I’m sure there is also an emotional element there, too … we hopefully would bond with our Ugandan family, so we wouldn’t bolt and return to the US because we missed the families we left behind. The host families also filled out questionnaires, and the night before we left for Wakiso, Irene (the cultural trainer) was matching volunteers with host families.
The Mom
When the big day came, we were all given an index card with the name of our host parents, which parish they lived in, what religion they practiced, and how many children they have. My card said Jane, two children, Catholic, and I won’t even try to remember how to spell the parish now. It turns out the card was a little misleading. Jane is Catholic, but she is virtually a non-attending Catholic much as I am virtually a non-attending Christian. She does have a son and daughter, but the daughter was away at college and the son was away at boarding school. Jane is a school teacher in Mengo, which is a suburb of Kampala. She also has a side business as a caterer. In short, Jane is a very busy woman.
Jane is a widow, but she has a houseboy named Joseph who was responsible for cooking, cleaning, collecting water from the well, opening up the house in the morning and closing it up at night, doing the laundry and running errands. I later learned that Joseph was Jane’s nephew and that it is not uncommon for families to have a relative working as a house boy or girl. Joseph didn’t speak much English at all, and I didn’t speak much Luganda, so we had an interesting relationship that consisted of a lot of laughing, smiling, and pointing.
On the big day when we met our families, all of the volunteers were seated in the dining area at ROCCO, a guest house that had been hired out to serve as our training site. The host families didn’t all arrive at once – they sort of trickled in. I sat and watched the hugging and hellos, and waited for my turn. Those of us whose “parents” had not arrived yet looked like the animals left at the end of a pet adoption day at the local pet store. You could sort of sense the rising desperation that we wouldn’t be picked. Certainly it wouldn’t be unheard of for someone to change his or her mind about having a complete stranger stay in his or her home for 10 weeks.

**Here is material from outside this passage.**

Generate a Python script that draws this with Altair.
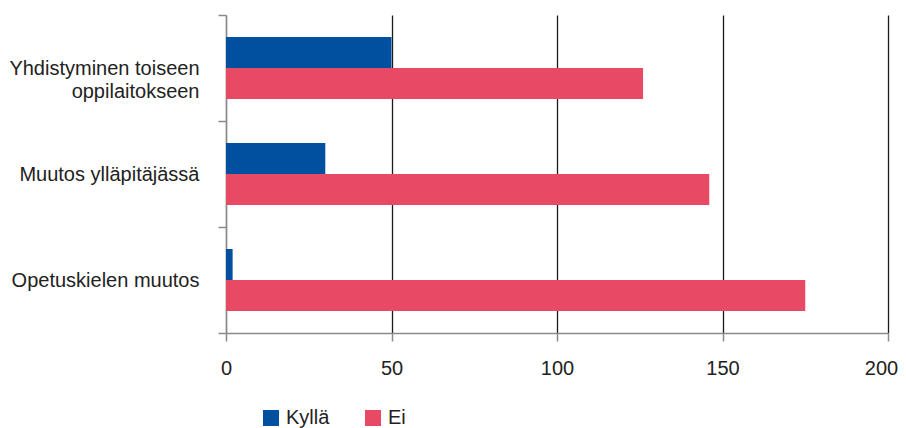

Eventually my “mom” did arrive, and we sat down and talked a bit with my friend Mary Beth, a volunteer from Missouri whose home stay Mom was friends with Jane. Slowly, host families and volunteers started going their separate ways.
The House
Jane’s home was beautiful. It was a four-bedroom house with a garage. She had electricity, but no running water. The latrine was outside, but the bathing room was right next to my bedroom, and there was a door that opened from my bedroom into the bathing room, so no streaking through the house in a towel. Yes!!!
There was also a refrigerator, which I didn’t appreciate the significance of at the time, but certainly do now after going a year without having one. After we got all of my things moved into my bedroom, Jane asked me what I wanted to eat. I didn’t know at the time, but how I answered this one question would impact my future happiness for the next 10 weeks.